Gold breaks below 200DMA as BTC/gold ratio rises 3% with DXY back above 100
CME FedWatch shows markets pricing a December 25 bp hike as bitcoin rebounds toward $63,000.
Gold traded below its 200-day moving average for the first time since October 2023, slipping under $4,300 per ounce as the dollar firmed and rate-hike expectations rose. Over the same window, the BTC/gold ratio climbed 3% to 14.72 ounces as bitcoin recovered toward the $63,000 area.
Key Takeaways
- Gold slipped below its 200-day moving average for the first time since October 2023 and traded under $4,300 per ounce.
- The metal is down more than 20% from its January record high of $5,600 per ounce, a drawdown commonly labeled bear market territory.
- Bitcoin’s relative performance improved as the BTC/gold ratio rose 3% in 24 hours to 14.72 ounces while BTC rebounded toward $63,000.
- The U.S. Dollar Index moved back above 100 as CME FedWatch reflected pricing for a 25 bp December hike to a 3.75%–4.00% fed funds target range.

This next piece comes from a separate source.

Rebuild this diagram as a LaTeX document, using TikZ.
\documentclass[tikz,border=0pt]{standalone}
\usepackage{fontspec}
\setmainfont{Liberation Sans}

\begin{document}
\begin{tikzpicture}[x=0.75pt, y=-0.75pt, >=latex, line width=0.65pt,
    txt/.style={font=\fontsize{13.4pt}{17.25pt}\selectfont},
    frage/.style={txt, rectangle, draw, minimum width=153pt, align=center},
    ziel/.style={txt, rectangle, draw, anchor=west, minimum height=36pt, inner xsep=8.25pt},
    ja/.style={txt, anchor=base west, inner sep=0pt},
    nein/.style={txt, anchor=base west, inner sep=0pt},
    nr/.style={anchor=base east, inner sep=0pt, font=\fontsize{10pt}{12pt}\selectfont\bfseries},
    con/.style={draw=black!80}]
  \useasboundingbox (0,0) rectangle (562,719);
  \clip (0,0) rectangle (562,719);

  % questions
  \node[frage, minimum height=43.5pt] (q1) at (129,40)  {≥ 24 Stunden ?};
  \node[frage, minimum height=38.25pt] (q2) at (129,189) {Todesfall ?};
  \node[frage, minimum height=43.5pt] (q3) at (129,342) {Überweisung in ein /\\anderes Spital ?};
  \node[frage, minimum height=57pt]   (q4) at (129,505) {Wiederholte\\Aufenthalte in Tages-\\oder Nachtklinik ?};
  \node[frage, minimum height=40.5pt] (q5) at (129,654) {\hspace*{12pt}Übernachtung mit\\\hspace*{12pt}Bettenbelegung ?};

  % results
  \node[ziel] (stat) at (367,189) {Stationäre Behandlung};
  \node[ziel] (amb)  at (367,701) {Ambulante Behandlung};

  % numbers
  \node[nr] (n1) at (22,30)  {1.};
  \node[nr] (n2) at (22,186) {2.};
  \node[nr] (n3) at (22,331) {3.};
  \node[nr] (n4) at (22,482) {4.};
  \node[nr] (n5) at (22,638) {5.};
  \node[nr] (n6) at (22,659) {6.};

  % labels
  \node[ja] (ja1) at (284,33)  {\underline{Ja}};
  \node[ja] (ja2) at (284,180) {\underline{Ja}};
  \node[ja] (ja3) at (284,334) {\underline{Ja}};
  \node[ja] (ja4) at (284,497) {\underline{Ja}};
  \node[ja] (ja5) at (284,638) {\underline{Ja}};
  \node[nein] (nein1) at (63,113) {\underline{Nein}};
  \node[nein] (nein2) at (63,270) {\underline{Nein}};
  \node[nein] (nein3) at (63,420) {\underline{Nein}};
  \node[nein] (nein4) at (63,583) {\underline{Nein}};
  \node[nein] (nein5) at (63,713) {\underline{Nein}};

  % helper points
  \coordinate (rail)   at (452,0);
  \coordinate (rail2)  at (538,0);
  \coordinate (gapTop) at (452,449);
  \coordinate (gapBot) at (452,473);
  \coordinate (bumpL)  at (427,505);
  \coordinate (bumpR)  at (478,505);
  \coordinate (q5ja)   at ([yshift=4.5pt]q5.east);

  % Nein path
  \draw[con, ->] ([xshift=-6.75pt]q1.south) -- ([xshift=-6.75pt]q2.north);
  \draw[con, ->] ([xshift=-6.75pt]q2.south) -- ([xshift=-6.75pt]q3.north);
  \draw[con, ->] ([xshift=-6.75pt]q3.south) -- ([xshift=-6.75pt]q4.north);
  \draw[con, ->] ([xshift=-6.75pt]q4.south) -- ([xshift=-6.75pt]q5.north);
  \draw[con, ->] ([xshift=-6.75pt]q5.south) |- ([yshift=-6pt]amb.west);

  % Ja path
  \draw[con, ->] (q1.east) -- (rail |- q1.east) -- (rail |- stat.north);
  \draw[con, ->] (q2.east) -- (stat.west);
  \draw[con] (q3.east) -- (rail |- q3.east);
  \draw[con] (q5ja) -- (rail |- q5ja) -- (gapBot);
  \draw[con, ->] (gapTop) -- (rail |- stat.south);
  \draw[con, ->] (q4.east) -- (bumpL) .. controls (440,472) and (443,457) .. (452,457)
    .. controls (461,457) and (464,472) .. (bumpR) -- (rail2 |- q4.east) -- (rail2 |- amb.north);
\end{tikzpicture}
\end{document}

Gold Breaks the 200DMA as the Dollar Firms
Gold trading below its 200-day moving average (200DMA) is the cleanest signal in the tape. It is the first break under that long-term trend line since October 2023, with spot slipping beneath $4,300 per ounce.
That matters because the 200DMA is a regime filter for cross-asset desks. When gold is above it, the market tends to treat “store-of-value” bids as persistent. When it loses that level, the burden of proof flips to the bulls, especially with gold now more than 20% off the January peak near $5,600 per ounce.

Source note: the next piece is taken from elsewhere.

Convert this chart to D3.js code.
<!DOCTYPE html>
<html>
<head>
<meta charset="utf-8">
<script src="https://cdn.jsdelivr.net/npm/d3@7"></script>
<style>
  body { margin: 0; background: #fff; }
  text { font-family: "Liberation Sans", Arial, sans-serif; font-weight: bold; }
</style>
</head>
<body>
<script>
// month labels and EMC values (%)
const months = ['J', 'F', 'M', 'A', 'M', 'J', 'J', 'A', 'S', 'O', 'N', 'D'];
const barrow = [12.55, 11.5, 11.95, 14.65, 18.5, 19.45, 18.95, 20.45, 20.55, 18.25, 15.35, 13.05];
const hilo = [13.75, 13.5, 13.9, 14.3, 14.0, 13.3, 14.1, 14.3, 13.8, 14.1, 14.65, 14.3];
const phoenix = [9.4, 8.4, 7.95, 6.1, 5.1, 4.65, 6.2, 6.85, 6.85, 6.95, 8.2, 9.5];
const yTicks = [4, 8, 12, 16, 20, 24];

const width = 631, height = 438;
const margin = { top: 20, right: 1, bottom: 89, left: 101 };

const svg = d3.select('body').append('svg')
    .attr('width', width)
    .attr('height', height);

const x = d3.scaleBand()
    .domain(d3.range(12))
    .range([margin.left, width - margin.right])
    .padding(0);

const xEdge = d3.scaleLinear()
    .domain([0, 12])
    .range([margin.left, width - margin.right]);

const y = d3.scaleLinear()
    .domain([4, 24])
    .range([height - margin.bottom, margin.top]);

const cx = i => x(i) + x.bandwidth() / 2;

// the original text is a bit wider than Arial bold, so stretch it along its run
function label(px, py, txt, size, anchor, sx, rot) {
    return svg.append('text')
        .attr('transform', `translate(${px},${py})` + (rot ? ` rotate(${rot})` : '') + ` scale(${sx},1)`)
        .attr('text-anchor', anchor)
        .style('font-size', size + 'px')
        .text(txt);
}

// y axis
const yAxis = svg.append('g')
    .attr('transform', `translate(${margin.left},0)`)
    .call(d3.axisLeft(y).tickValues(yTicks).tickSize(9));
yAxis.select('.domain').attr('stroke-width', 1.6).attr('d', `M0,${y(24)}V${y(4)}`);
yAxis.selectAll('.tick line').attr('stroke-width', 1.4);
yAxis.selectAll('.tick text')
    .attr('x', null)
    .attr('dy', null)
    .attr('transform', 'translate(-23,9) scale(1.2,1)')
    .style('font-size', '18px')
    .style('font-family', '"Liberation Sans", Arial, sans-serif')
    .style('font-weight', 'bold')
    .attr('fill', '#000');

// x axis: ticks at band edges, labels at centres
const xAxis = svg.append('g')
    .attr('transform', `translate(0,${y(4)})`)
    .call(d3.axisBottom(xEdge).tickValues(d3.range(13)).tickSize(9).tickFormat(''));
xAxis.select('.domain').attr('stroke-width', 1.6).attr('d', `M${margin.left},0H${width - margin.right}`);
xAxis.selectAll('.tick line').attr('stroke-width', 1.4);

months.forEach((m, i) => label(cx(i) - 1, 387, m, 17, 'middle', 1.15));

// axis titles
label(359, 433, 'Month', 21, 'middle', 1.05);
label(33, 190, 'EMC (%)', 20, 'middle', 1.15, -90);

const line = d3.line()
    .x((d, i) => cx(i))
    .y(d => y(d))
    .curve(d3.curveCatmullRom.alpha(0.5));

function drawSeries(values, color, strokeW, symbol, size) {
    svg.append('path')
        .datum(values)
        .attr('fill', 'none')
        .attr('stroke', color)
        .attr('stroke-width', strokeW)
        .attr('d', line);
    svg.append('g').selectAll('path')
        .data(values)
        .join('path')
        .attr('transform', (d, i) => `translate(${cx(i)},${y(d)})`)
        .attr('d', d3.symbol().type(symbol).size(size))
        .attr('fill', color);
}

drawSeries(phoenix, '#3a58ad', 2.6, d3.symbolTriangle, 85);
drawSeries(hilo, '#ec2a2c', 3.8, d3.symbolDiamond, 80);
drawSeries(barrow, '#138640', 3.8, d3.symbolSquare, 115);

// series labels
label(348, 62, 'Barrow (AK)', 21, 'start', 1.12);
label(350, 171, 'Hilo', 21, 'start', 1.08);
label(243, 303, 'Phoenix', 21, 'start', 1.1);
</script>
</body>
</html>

The move also landed alongside a firmer dollar. The U.S. Dollar Index (DXY) pushed back above 100, a setup that typically tightens global financial conditions and leans against dollar-priced assets.

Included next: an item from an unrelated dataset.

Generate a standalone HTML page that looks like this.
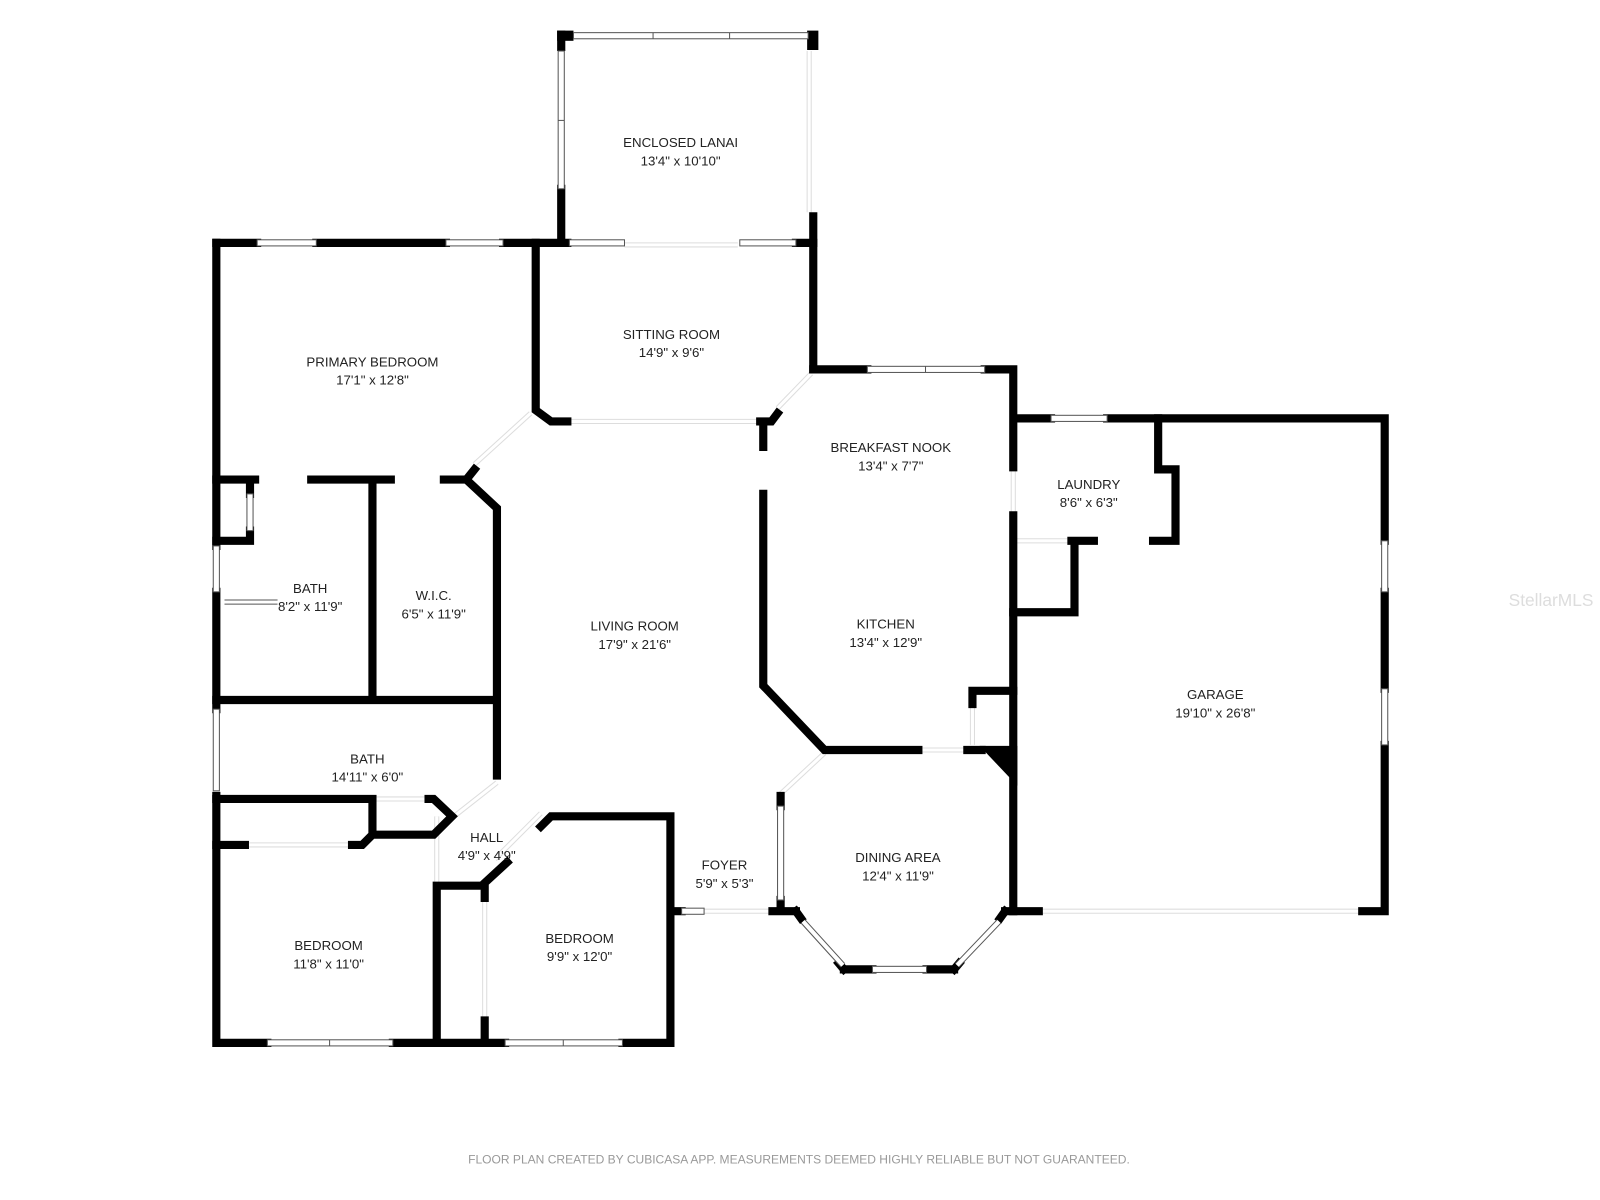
<!DOCTYPE html>
<html><head><meta charset="utf-8"><style>
html,body{margin:0;padding:0;background:#fff;}
svg{display:block;}
text{font-family:"Liberation Sans",sans-serif;fill:#222;font-size:13px;text-anchor:middle;}
.w{stroke:#000;stroke-width:8;fill:none;stroke-linecap:square;stroke-linejoin:miter;}
.g{stroke:#ddd;stroke-width:5;fill:none;}
.gi{stroke:#fff;stroke-width:3;fill:none;}
.win{fill:#fff;stroke:#555;stroke-width:1;}
</style></head><body>
<svg width="1600" height="1200" viewBox="0 0 1568 1176" preserveAspectRatio="none">
<g>
<path class="g" d="M556 413H745 M612 240H723 M762 400L795 366 M793 50V208 M465 455L520 405 M993 458V505 M900 735H948 M765 778L808 738 M690 893H757 M1018 893H1335 M993 530H1050 M445 800L487 767 M485 842L530 797 M428 800V865 M365 783H420 M240 828H345 M953 690V730 M475 880V1000"/>
<path class="gi" d="M556 413H745 M612 240H723 M762 400L795 366 M793 50V208 M465 455L520 405 M993 458V505 M900 735H948 M765 778L808 738 M690 893H757 M1018 893H1335 M993 530H1050 M445 800L487 767 M485 842L530 797 M428 800V865 M365 783H420 M240 828H345 M953 690V730 M475 880V1000"/>
<rect x="546" y="30" width="16" height="10" fill="#000"/>
<rect x="546" y="30" width="8" height="20" fill="#000"/>
<rect x="791" y="30" width="11" height="19" fill="#000"/>
<path class="w" d="M550 185V238 M797 212V362"/>
<path class="w" d="M212 238H252 M310 238H437 M493 238H556 M780 238H797"/>
<path class="w" d="M212 238V535 M212 580V695 M212 780V1022H262 M385 1022H495 M610 1022H657V800H540L530 810"/>
<path class="w" d="M525 238V402L540 413H556 M745 413H756L762 405 M748 418V438 M748 484V672L808 735H900 M948 735H962"/>
<path class="w" d="M797 362H850 M965 362H993V458 M993 505V893H1018 M1335 893H1357V730 M1357 675V580 M1357 530V410H1085 M1030 410H993"/>
<path class="w" d="M1135 410V460H1152V530H1130 M1050 530H1072 M1053 530V600H993 M953 690V677H993"/>
<path class="w" d="M765 780V790 M765 882V893H780 M757 893H765 M985 893H993 M660 893H668 M827 950H855 M908 950H935"/>
<path d="M960 731H997V770Z" fill="#000"/>
<path class="w" d="M212 470H250 M305 470H383 M435 470H457L487 498V760 M457 470L465 460 M212 530H245V520 M245 484V470 M365 470V686 M212 686H487"/>
<path class="w" d="M212 783H365V818H425L443 800L425 783H420 M212 828H240 M345 828H355L365 818 M428 1022V868H472L497 845 M475 868V880 M475 1000V1022"/>
<path class="w" d="M780 893L785 900 M827 950L822 944 M935 950L940 944 M985 893L980 900"/>
<rect class="win" x="562" y="32" width="230" height="6"/>
<line x1="640" y1="32" x2="640" y2="38" stroke="#555"/><line x1="715" y1="32" x2="715" y2="38" stroke="#555"/>
<rect class="win" x="547" y="50" width="6" height="135"/><line x1="547" y1="118" x2="553" y2="118" stroke="#555"/>
<rect class="win" x="252" y="235" width="58" height="6"/>
<rect class="win" x="437" y="235" width="56" height="6"/>
<rect class="win" x="558" y="235" width="54" height="6"/>
<rect class="win" x="725" y="235" width="55" height="6"/>
<rect class="win" x="209" y="535" width="6" height="45"/>
<rect class="win" x="209" y="695" width="6" height="80"/>
<rect class="win" x="242" y="484" width="6" height="36"/>
<rect class="win" x="262" y="1019" width="123" height="6"/><line x1="323" y1="1019" x2="323" y2="1025" stroke="#555"/>
<rect class="win" x="495" y="1019" width="115" height="6"/><line x1="552" y1="1019" x2="552" y2="1025" stroke="#555"/>
<rect class="win" x="850" y="359" width="115" height="6"/><line x1="907" y1="359" x2="907" y2="365" stroke="#555"/>
<rect class="win" x="1030" y="407" width="55" height="6"/>
<rect class="win" x="1354" y="530" width="6" height="50"/>
<rect class="win" x="1354" y="675" width="6" height="55"/>
<rect class="win" x="762" y="790" width="6" height="92"/>
<rect class="win" x="855" y="947" width="53" height="6"/>
<rect class="win" x="668" y="890" width="22" height="6"/>
<line x1="787" y1="903" x2="826" y2="946" stroke="#555" stroke-width="6"/><line x1="787" y1="903" x2="826" y2="946" stroke="#fff" stroke-width="4"/>
<line x1="938" y1="946" x2="979" y2="903" stroke="#555" stroke-width="6"/><line x1="938" y1="946" x2="979" y2="903" stroke="#fff" stroke-width="4"/>
<line x1="220" y1="588" x2="272" y2="588" stroke="#555" stroke-width="1"/><line x1="220" y1="592" x2="272" y2="592" stroke="#555" stroke-width="1"/>
</g>
<text x="667" y="144">ENCLOSED LANAI</text><text x="667" y="162">13'4" x 10'10"</text>
<text x="658" y="332">SITTING ROOM</text><text x="658" y="350">14'9" x 9'6"</text>
<text x="365" y="359">PRIMARY BEDROOM</text><text x="365" y="377">17'1" x 12'8"</text>
<text x="873" y="443">BREAKFAST NOOK</text><text x="873" y="461">13'4" x 7'7"</text>
<text x="1067" y="479">LAUNDRY</text><text x="1067" y="497">8'6" x 6'3"</text>
<text x="304" y="581">BATH</text><text x="304" y="599">8'2" x 11'9"</text>
<text x="425" y="588">W.I.C.</text><text x="425" y="606">6'5" x 11'9"</text>
<text x="622" y="618">LIVING ROOM</text><text x="622" y="636">17'9" x 21'6"</text>
<text x="868" y="616">KITCHEN</text><text x="868" y="634">13'4" x 12'9"</text>
<text x="1191" y="685">GARAGE</text><text x="1191" y="703">19'10" x 26'8"</text>
<text x="360" y="748">BATH</text><text x="360" y="766">14'11" x 6'0"</text>
<text x="477" y="825">HALL</text><text x="477" y="843">4'9" x 4'9"</text>
<text x="710" y="852">FOYER</text><text x="710" y="870">5'9" x 5'3"</text>
<text x="880" y="845">DINING AREA</text><text x="880" y="863">12'4" x 11'9"</text>
<text x="322" y="931">BEDROOM</text><text x="322" y="949">11'8" x 11'0"</text>
<text x="568" y="924">BEDROOM</text><text x="568" y="942">9'9" x 12'0"</text>
<text x="783" y="1140" style="font-size:11.8px;fill:#999">FLOOR PLAN CREATED BY CUBICASA APP. MEASUREMENTS DEEMED HIGHLY RELIABLE BUT NOT GUARANTEED.</text>
<text x="1520" y="594" style="font-size:17px;fill:#ddd">StellarMLS</text>
</svg>
</body></html>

BTC/Gold Ticks Higher While Bitcoin Reclaims the $63K Area
As gold weakened, bitcoin’s relative line improved. The BTC/gold ratio, which measures how many ounces of gold one bitcoin can buy, rose 3% over 24 hours to 14.72 ounces as bitcoin recovered toward $63,000.
For BTC traders, that’s a near-term relative-strength tell rather than a victory lap. The ratio is still roughly 70% below its December 2024 peak near 41 ounces, which keeps the longer-term “bitcoin is winning vs. gold” trend firmly unproven.
Still, the ratio holding above its February lows is the part that matters tactically. It suggests the latest BTC rebound is not purely a dollar-driven bounce if gold is simultaneously failing key support.
Key Technical Levels Across Metals: Gold’s 200DMA and Silver Near $67
The technical map across metals is lining up in the same direction. Gold’s 200DMA break is the headline, but silver is also testing support at its own 200DMA near $67 per ounce.
Silver is often treated as higher beta gold. If both metals are leaning on long-term support at the same time, it usually reads as a broader unwind of the prior “debasement trade” positioning that helped drive gold’s near-200% rally from below $2,000 per ounce in October 2023 to the $5,600 record in January.
On the crypto side, the BTC/gold ratio has its own 200DMA as a practical timing level. Last month, the ratio was rejected at that moving average, and bitcoin subsequently fell below $60,000. That makes the ratio’s behavior around its 200DMA a live reference point during this rebound.
Jobs Data Reprices the Fed Path: December Hike Back on the Board
The macro catalyst in the background was a stronger-than-expected U.S. jobs report on Friday, which pushed markets to reprice the Fed path tighter. CME FedWatch showed pricing for a 25 basis point hike in December that would lift the fed funds target range to 3.75%–4.00%.
The story for crypto is straightforward. A stronger dollar and higher rate expectations can pressure both commodities and cryptocurrencies by reducing liquidity and raising the opportunity cost of holding non-yielding assets, even if bitcoin is outperforming gold on the margin.
Why This Is a Relative-Strength Signal, Not a Clean Risk-On Green Light
I treat gold losing the 200DMA, for the first time since October 2023, as a real macro regime input, especially with the drawdown now beyond 20% from the January high. But the BTC/gold bounce to 14.72 ounces is still small in the context of a ratio that remains about 70% below the December 2024 peak.
The threshold that matters is whether gold can reclaim and hold its 200DMA after slipping under $4,300, and whether DXY can stay above 100 while FedWatch keeps a December hike on the table. If BTC/gold can push through its own 200DMA after last month’s rejection, the setup starts to look structural rather than narrative-driven, and that’s when the relative-strength signal becomes tradable information instead of just a glimmer.